* [INSTRUCTION]
Starting at the first line of the data, print each line verbatim up to and including the line bearing "(t3) (t4) -- (t5);", omitting pictures.

* [SOURCE EXCERPT]

--- Start ---

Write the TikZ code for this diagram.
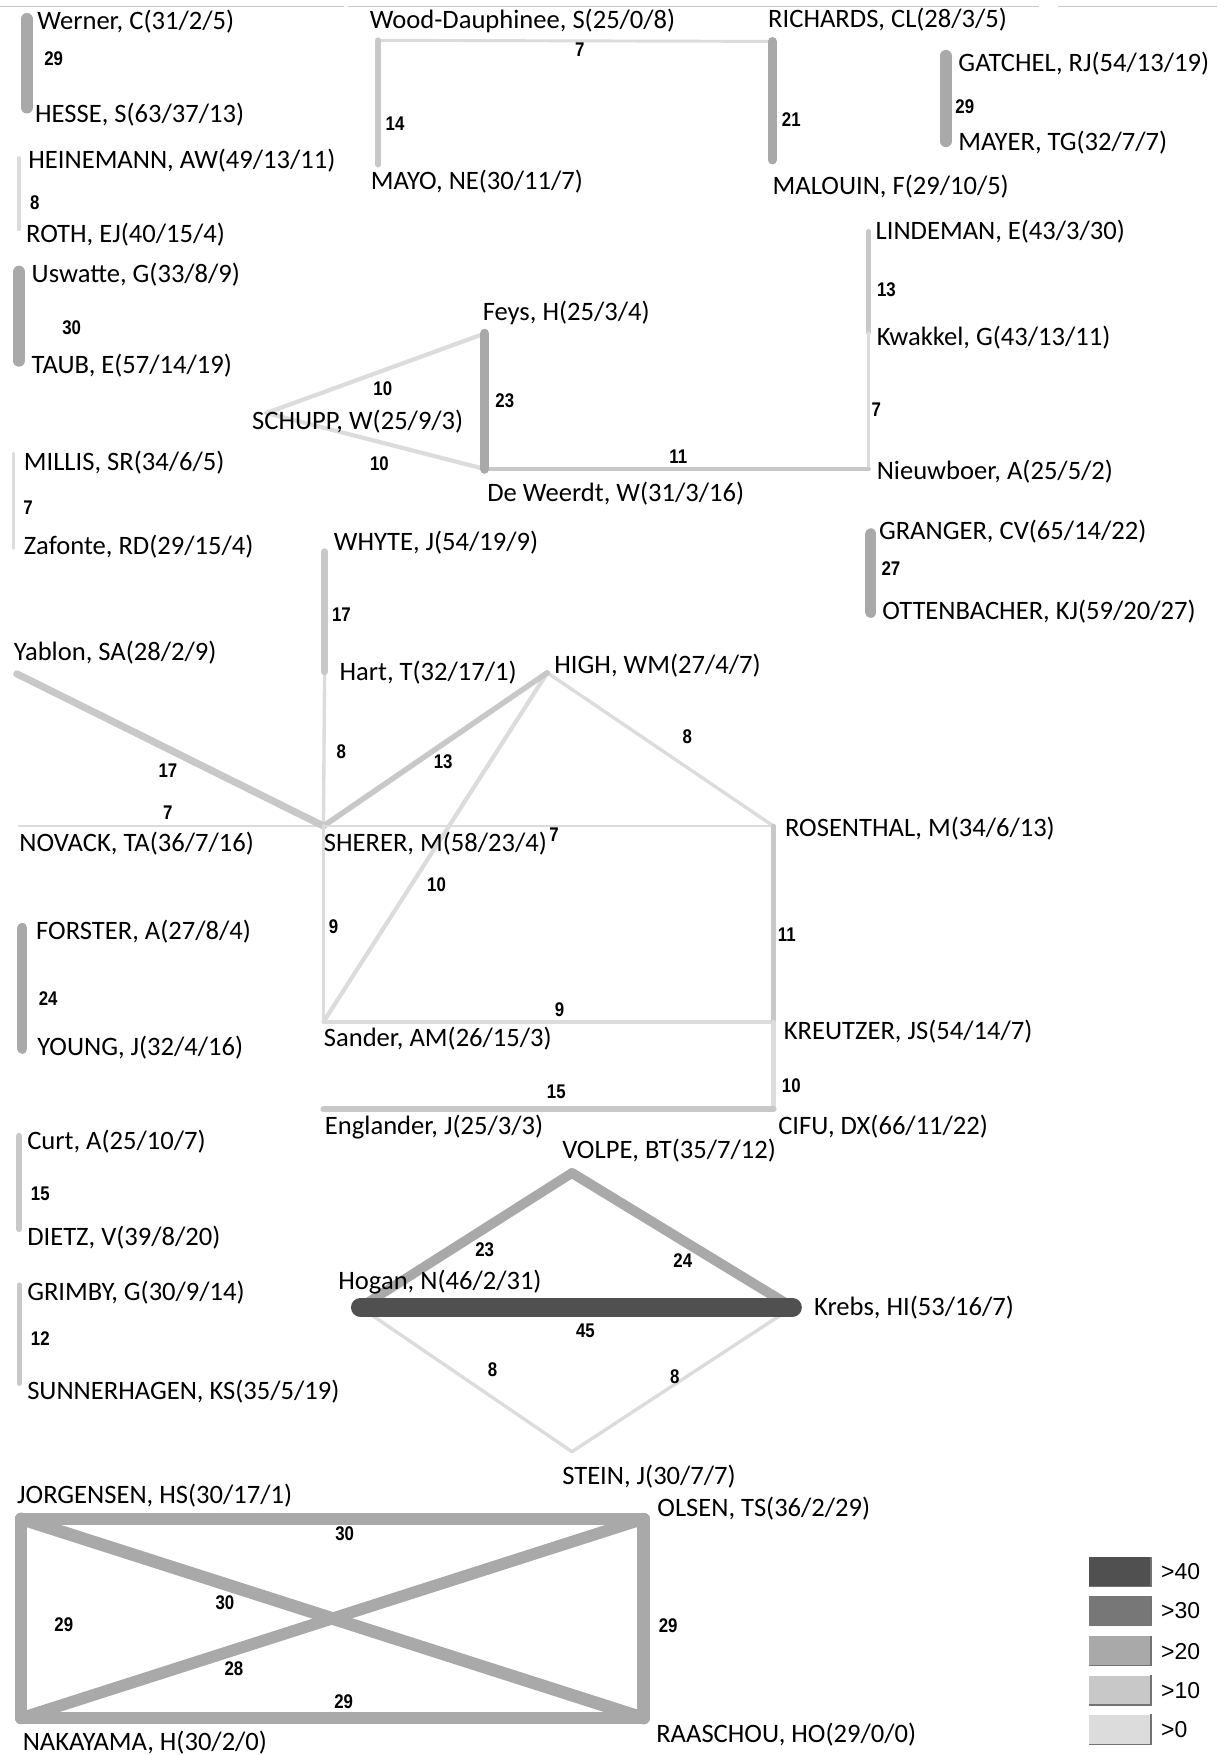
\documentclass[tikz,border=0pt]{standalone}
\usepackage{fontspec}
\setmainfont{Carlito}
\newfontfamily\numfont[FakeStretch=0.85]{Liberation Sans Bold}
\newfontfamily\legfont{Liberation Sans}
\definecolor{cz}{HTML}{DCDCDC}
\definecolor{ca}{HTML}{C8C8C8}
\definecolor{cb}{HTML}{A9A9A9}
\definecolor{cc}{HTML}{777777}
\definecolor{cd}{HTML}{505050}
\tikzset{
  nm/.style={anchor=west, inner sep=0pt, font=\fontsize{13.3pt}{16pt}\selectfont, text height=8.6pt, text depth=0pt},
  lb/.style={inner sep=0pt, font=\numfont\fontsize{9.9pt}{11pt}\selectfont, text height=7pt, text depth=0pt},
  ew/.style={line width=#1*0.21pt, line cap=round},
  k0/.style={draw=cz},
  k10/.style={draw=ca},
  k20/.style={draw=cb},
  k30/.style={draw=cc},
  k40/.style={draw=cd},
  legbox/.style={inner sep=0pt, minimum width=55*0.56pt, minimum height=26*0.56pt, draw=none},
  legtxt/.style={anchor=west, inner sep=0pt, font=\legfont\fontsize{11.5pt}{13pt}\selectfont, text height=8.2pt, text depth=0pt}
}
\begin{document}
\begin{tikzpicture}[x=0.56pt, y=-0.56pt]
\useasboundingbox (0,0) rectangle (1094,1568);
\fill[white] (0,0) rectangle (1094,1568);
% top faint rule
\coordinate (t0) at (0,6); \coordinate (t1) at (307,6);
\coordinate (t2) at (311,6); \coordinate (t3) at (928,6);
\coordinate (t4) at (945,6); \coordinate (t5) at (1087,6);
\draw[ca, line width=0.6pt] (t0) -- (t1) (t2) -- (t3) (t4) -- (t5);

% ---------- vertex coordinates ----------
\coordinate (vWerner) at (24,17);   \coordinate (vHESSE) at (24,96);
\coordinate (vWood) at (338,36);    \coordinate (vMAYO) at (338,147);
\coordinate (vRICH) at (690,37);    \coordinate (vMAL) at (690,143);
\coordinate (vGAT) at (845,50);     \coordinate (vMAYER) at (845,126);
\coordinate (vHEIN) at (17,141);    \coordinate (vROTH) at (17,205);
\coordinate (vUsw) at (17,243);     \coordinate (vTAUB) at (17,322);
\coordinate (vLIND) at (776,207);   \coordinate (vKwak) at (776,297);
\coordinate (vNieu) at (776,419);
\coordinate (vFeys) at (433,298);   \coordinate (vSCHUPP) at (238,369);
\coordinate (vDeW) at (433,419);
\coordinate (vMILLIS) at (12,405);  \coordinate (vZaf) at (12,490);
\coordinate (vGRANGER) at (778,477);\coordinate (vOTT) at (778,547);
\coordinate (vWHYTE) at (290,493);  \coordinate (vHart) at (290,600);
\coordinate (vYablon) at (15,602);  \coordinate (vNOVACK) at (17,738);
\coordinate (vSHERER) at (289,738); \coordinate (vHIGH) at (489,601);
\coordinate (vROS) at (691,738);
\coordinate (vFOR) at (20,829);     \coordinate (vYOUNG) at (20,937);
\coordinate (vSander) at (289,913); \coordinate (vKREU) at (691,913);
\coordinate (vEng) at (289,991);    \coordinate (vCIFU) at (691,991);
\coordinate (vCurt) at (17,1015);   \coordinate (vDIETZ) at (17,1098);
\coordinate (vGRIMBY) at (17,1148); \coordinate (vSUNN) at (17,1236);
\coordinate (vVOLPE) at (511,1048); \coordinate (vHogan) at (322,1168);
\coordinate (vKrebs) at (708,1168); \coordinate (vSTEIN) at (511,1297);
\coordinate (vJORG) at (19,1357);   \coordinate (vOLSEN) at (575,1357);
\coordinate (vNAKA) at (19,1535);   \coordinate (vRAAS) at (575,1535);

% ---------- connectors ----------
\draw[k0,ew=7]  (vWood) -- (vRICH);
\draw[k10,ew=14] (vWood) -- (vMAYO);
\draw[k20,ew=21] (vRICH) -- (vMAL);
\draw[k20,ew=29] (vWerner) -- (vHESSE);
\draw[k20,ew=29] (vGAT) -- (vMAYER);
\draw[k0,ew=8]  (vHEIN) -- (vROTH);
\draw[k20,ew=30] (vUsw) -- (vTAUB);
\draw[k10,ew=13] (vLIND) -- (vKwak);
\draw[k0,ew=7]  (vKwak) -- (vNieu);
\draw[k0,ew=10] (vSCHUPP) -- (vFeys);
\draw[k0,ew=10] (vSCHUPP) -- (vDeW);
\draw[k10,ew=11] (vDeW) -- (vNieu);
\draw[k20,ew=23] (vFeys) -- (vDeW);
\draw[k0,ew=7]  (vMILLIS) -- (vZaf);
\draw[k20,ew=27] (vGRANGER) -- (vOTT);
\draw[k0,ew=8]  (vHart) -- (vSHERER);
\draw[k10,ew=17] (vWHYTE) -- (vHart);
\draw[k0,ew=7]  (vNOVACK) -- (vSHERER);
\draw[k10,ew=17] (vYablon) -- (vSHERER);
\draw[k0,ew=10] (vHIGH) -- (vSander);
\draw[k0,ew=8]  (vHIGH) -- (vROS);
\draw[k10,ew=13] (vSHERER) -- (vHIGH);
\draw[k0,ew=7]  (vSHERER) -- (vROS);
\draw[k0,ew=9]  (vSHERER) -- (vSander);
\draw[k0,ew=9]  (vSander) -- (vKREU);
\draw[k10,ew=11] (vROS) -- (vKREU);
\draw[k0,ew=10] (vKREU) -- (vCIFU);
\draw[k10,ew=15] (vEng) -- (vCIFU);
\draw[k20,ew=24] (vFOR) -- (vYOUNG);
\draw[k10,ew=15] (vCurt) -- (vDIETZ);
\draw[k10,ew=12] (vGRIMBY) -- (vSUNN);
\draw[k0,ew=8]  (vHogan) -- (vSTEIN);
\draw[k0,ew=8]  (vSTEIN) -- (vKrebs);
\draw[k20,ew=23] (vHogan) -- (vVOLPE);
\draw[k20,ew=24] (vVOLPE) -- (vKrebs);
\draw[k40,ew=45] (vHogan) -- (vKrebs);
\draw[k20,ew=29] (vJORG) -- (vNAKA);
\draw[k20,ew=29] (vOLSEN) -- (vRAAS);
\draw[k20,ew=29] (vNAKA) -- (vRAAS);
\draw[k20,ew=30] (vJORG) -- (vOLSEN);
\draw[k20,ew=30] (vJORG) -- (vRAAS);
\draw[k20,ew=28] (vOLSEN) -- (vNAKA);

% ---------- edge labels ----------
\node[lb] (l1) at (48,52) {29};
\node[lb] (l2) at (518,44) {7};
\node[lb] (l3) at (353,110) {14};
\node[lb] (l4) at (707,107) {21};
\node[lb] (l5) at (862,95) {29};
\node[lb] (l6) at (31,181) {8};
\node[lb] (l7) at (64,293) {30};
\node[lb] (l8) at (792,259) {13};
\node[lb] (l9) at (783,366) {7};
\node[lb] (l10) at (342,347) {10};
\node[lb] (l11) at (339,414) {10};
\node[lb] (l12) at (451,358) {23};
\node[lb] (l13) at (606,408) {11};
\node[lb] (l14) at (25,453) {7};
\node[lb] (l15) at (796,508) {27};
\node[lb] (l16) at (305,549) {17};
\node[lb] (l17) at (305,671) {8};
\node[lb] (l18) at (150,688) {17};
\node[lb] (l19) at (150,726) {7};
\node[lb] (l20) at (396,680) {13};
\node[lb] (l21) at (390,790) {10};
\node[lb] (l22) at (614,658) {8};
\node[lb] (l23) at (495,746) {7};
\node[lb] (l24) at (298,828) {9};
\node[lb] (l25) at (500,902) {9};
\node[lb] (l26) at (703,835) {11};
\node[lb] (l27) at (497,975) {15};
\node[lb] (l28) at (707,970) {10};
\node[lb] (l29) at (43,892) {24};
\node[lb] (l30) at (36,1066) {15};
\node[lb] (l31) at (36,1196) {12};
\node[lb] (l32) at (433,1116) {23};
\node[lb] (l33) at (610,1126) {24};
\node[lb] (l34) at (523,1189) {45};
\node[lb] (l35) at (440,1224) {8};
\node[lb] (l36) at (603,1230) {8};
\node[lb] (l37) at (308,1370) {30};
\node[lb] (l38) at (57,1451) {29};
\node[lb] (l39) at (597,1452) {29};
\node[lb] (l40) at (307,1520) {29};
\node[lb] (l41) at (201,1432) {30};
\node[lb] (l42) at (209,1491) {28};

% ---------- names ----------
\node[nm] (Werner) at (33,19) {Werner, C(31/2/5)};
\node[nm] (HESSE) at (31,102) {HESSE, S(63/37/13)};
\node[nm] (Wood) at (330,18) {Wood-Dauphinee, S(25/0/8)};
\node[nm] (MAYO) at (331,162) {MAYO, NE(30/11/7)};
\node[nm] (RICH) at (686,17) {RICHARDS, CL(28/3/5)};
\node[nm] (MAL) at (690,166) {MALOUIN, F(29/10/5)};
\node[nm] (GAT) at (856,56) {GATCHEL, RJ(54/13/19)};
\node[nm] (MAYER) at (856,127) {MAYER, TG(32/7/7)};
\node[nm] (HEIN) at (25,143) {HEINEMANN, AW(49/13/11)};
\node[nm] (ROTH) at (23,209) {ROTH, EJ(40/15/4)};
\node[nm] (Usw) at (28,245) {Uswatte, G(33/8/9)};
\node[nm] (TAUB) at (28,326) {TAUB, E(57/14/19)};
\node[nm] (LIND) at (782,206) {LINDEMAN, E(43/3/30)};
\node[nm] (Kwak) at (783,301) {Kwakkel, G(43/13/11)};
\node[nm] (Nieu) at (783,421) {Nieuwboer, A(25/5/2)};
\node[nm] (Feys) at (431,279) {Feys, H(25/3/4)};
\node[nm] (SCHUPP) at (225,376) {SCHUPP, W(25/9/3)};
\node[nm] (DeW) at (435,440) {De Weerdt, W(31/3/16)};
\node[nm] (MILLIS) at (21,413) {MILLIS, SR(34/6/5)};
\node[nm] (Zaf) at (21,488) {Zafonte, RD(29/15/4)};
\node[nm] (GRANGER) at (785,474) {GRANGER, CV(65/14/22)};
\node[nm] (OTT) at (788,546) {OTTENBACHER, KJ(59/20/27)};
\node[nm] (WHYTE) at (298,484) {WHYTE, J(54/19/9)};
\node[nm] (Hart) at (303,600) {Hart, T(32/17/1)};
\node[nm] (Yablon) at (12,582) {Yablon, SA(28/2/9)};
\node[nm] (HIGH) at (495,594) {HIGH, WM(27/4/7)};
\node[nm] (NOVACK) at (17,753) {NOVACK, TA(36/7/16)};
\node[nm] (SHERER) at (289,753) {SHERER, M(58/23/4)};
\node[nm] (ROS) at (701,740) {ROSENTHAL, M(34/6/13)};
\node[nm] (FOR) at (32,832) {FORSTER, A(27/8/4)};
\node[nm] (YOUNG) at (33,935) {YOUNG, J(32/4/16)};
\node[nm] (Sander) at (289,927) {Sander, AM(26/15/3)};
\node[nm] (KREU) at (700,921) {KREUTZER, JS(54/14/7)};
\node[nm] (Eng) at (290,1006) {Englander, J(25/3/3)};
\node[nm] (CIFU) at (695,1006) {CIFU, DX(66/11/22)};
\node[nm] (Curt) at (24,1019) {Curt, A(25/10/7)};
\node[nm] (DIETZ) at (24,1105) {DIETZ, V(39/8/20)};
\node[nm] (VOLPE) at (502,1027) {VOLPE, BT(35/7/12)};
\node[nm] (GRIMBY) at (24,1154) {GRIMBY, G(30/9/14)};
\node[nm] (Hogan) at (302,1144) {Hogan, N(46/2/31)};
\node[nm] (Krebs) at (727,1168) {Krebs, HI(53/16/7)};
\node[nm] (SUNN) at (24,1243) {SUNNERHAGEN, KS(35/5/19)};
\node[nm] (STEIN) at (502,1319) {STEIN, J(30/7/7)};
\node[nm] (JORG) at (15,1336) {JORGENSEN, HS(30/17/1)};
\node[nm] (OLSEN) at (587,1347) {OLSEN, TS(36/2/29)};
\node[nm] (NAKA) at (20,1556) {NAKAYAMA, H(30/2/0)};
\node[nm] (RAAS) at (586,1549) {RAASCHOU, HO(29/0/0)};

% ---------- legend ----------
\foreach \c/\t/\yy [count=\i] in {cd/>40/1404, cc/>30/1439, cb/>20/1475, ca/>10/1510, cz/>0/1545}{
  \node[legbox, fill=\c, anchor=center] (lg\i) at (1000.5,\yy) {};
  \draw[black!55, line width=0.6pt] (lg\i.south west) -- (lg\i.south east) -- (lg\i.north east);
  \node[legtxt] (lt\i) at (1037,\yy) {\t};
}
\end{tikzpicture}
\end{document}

--- End ---

* [THE RESPONSE]
Write the TikZ code for this diagram.
\documentclass[tikz,border=0pt]{standalone}
\usepackage{fontspec}
\setmainfont{Carlito}
\newfontfamily\numfont[FakeStretch=0.85]{Liberation Sans Bold}
\newfontfamily\legfont{Liberation Sans}
\definecolor{cz}{HTML}{DCDCDC}
\definecolor{ca}{HTML}{C8C8C8}
\definecolor{cb}{HTML}{A9A9A9}
\definecolor{cc}{HTML}{777777}
\definecolor{cd}{HTML}{505050}
\tikzset{
  nm/.style={anchor=west, inner sep=0pt, font=\fontsize{13.3pt}{16pt}\selectfont, text height=8.6pt, text depth=0pt},
  lb/.style={inner sep=0pt, font=\numfont\fontsize{9.9pt}{11pt}\selectfont, text height=7pt, text depth=0pt},
  ew/.style={line width=#1*0.21pt, line cap=round},
  k0/.style={draw=cz},
  k10/.style={draw=ca},
  k20/.style={draw=cb},
  k30/.style={draw=cc},
  k40/.style={draw=cd},
  legbox/.style={inner sep=0pt, minimum width=55*0.56pt, minimum height=26*0.56pt, draw=none},
  legtxt/.style={anchor=west, inner sep=0pt, font=\legfont\fontsize{11.5pt}{13pt}\selectfont, text height=8.2pt, text depth=0pt}
}
\begin{document}
\begin{tikzpicture}[x=0.56pt, y=-0.56pt]
\useasboundingbox (0,0) rectangle (1094,1568);
\fill[white] (0,0) rectangle (1094,1568);
% top faint rule
\coordinate (t0) at (0,6); \coordinate (t1) at (307,6);
\coordinate (t2) at (311,6); \coordinate (t3) at (928,6);
\coordinate (t4) at (945,6); \coordinate (t5) at (1087,6);
\draw[ca, line width=0.6pt] (t0) -- (t1) (t2) -- (t3) (t4) -- (t5);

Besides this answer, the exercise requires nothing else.